→ **Prompt**
Pictures excluded, return the lines below from the first through the line holding "const yTickStep = 10;".

[Given information start]

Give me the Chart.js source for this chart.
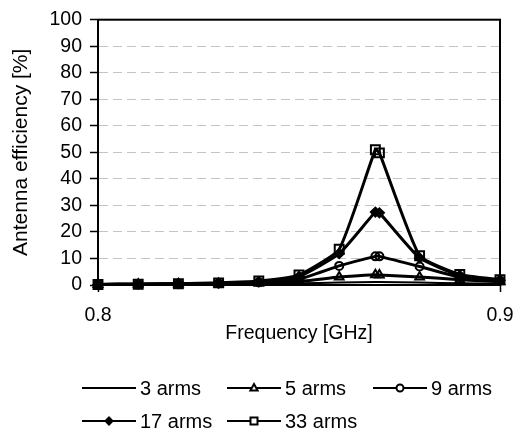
<!DOCTYPE html>
<html>
<head>
<meta charset="utf-8">
<script src="https://cdn.jsdelivr.net/npm/chart.js@4/dist/chart.umd.min.js"></script>
<style>
  html, body { margin: 0; padding: 0; background: #ffffff; }
  #wrap { width: 527px; height: 432px; }
</style>
</head>
<body>
<div id="wrap"><canvas id="c" width="527" height="432"></canvas></div>
<script>
// ---- data ----
const frequencies = [0.80, 0.81, 0.82, 0.83, 0.84, 0.85, 0.86, 0.869, 0.87, 0.88, 0.89, 0.90];
const seriesNames = ['3 arms', '5 arms', '9 arms', '17 arms', '33 arms'];
const arms3  = [0.2, 0.2, 0.3, 0.4, 0.5, 0.7, 0.9, 1.1, 1.1, 0.9, 0.7, 0.5];
const arms5  = [0.2, 0.3, 0.4, 0.5, 0.8, 1.3, 3.0, 3.9, 3.8, 3.0, 2.0, 1.2];
const arms9  = [0.2, 0.3, 0.4, 0.6, 1.0, 2.2, 7.2, 10.8, 10.8, 7.0, 3.0, 1.6];
const arms17 = [0.2, 0.3, 0.5, 0.7, 1.2, 3.2, 11.8, 27.5, 27.2, 10.2, 3.6, 1.8];
const arms33 = [0.2, 0.3, 0.5, 0.8, 1.5, 3.8, 13.5, 51.0, 49.8, 11.0, 4.0, 2.0];
const seriesValues = [arms3, arms5, arms9, arms17, arms33];
const xTickValues = [0.8, 0.9];
const yTickStep = 10;

// ---- styles ----
const FONT = "'Liberation Sans', Arial, sans-serif";
const markerStyles = [false, 'triangle', 'circle', 'rectRot', 'rect'];
const markerRadius = [0, 5, 4, 4.5, 6.3];
const markerFill = ['rgba(0,0,0,0)', 'rgba(0,0,0,0)', 'rgba(0,0,0,0)', '#000000', 'rgba(0,0,0,0)'];

const datasets = seriesNames.map((name, i) => ({
  label: name,
  data: frequencies.map((f, j) => ({ x: f, y: seriesValues[i][j] })),
  borderColor: '#000000',
  borderWidth: i === 0 ? 2 : 3,
  backgroundColor: markerFill[i],
  pointStyle: markerStyles[i],
  pointRadius: markerRadius[i],
  pointBorderWidth: 2,
  pointBorderColor: '#000000',
  pointBackgroundColor: markerFill[i],
  tension: 0.15,
  clip: false,
  fill: false
}));

function drawMarker(ctx, style, x, y, r, fill) {
  if (!style) return;
  ctx.save();
  ctx.beginPath();
  if (style === 'triangle') {
    ctx.moveTo(x, y - r);
    ctx.lineTo(x + r * 0.9, y + r * 0.6);
    ctx.lineTo(x - r * 0.9, y + r * 0.6);
    ctx.closePath();
  } else if (style === 'circle') {
    ctx.arc(x, y, r, 0, Math.PI * 2);
  } else if (style === 'rectRot') {
    ctx.moveTo(x, y - r); ctx.lineTo(x + r, y); ctx.lineTo(x, y + r); ctx.lineTo(x - r, y);
    ctx.closePath();
  } else if (style === 'rect') {
    ctx.rect(x - r, y - r, 2 * r, 2 * r);
  }
  ctx.fillStyle = fill;
  ctx.fill();
  ctx.lineWidth = 2;
  ctx.strokeStyle = '#000';
  ctx.stroke();
  ctx.restore();
}

const frameAndLegend = {
  id: 'frameAndLegend',
  beforeDatasetsDraw(chart) {
    const { ctx, chartArea: a } = chart;
    ctx.save();
    ctx.lineWidth = 2;
    ctx.strokeStyle = '#000';
    ctx.strokeRect(a.left, a.top, a.right - a.left, a.bottom - a.top);
    ctx.restore();
  },
  afterDraw(chart) {
    const ctx = chart.ctx;
    const cols = [82, 227, 373];
    const rows = [388, 421];
    const lineLen = 54;
    const legendMarkerR = [0, 4, 3.5, 3.5, 3.5];
    ctx.save();
    ctx.font = "20px " + FONT;
    ctx.textBaseline = 'middle';
    ctx.fillStyle = '#000';
    seriesNames.forEach((name, i) => {
      const x = cols[i % 3];
      const y = rows[Math.floor(i / 3)];
      ctx.beginPath();
      ctx.lineWidth = 2;
      ctx.strokeStyle = '#000';
      ctx.moveTo(x, y);
      ctx.lineTo(x + lineLen, y);
      ctx.stroke();
      drawMarker(ctx, markerStyles[i], x + lineLen / 2, y, legendMarkerR[i],
                 i === 3 ? '#000' : '#fff');
      ctx.fillText(name, x + lineLen + 4, y + 1);
    });
    ctx.restore();
  }
};

new Chart(document.getElementById('c'), {
  type: 'line',
  data: { datasets },
  plugins: [frameAndLegend],
  options: {
    responsive: false,
    animation: false,
    devicePixelRatio: 1,
    layout: { padding: { left: 0, right: 27, top: 16, bottom: 87 } },
    plugins: { legend: { display: false }, tooltip: { enabled: false } },
    scales: {
      x: {
        type: 'linear',
        min: 0.8,
        max: 0.9,
        afterBuildTicks(scale) { scale.ticks = xTickValues.map(v => ({ value: v })); },
        afterFit(scale) { scale.height = 60; },
        ticks: {
          color: '#000',
          font: { family: FONT, size: 19.5 },
          padding: 12,
          maxRotation: 0,
          callback: v => Number(v).toFixed(1)
        },
        grid: { drawOnChartArea: false, drawTicks: true, tickLength: 7, tickColor: '#000', tickWidth: 1.5 },
        border: { display: true, color: '#000', width: 2 },
        title: {
          display: true,
          text: 'Frequency [GHz]',
          color: '#000',
          font: { family: FONT, size: 19.5 },
          padding: { top: 0, bottom: 0 }
        }
      },
      y: {
        min: 0,
        max: 100,
        afterFit(scale) { scale.width = 98; },
        ticks: {
          stepSize: yTickStep,
          color: '#000',
          font: { family: FONT, size: 19.5 },
          padding: 8
        },
        grid: {
          color: ctx => (ctx.tick && (ctx.tick.value === 0 || ctx.tick.value === 100)) ? 'rgba(0,0,0,0)' : '#c4c4c4',
          lineWidth: 1,
          tickLength: 8,
          tickColor: '#000',
          tickWidth: 1.5,
          tickBorderDash: []
        },
        border: { display: true, color: '#000', width: 2, dash: [9, 5] },
        title: {
          display: true,
          text: 'Antenna efficiency [%]',
          color: '#000',
          font: { family: FONT, size: 21 },
          padding: { top: 9, bottom: 0 }
        }
      }
    }
  }
});
</script>
</body>
</html>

[Given information end]

→ **Solution**
Give me the Chart.js source for this chart.
<!DOCTYPE html>
<html>
<head>
<meta charset="utf-8">
<script src="https://cdn.jsdelivr.net/npm/chart.js@4/dist/chart.umd.min.js"></script>
<style>
  html, body { margin: 0; padding: 0; background: #ffffff; }
  #wrap { width: 527px; height: 432px; }
</style>
</head>
<body>
<div id="wrap"><canvas id="c" width="527" height="432"></canvas></div>
<script>
// ---- data ----
const frequencies = [0.80, 0.81, 0.82, 0.83, 0.84, 0.85, 0.86, 0.869, 0.87, 0.88, 0.89, 0.90];
const seriesNames = ['3 arms', '5 arms', '9 arms', '17 arms', '33 arms'];
const arms3  = [0.2, 0.2, 0.3, 0.4, 0.5, 0.7, 0.9, 1.1, 1.1, 0.9, 0.7, 0.5];
const arms5  = [0.2, 0.3, 0.4, 0.5, 0.8, 1.3, 3.0, 3.9, 3.8, 3.0, 2.0, 1.2];
const arms9  = [0.2, 0.3, 0.4, 0.6, 1.0, 2.2, 7.2, 10.8, 10.8, 7.0, 3.0, 1.6];
const arms17 = [0.2, 0.3, 0.5, 0.7, 1.2, 3.2, 11.8, 27.5, 27.2, 10.2, 3.6, 1.8];
const arms33 = [0.2, 0.3, 0.5, 0.8, 1.5, 3.8, 13.5, 51.0, 49.8, 11.0, 4.0, 2.0];
const seriesValues = [arms3, arms5, arms9, arms17, arms33];
const xTickValues = [0.8, 0.9];
const yTickStep = 10;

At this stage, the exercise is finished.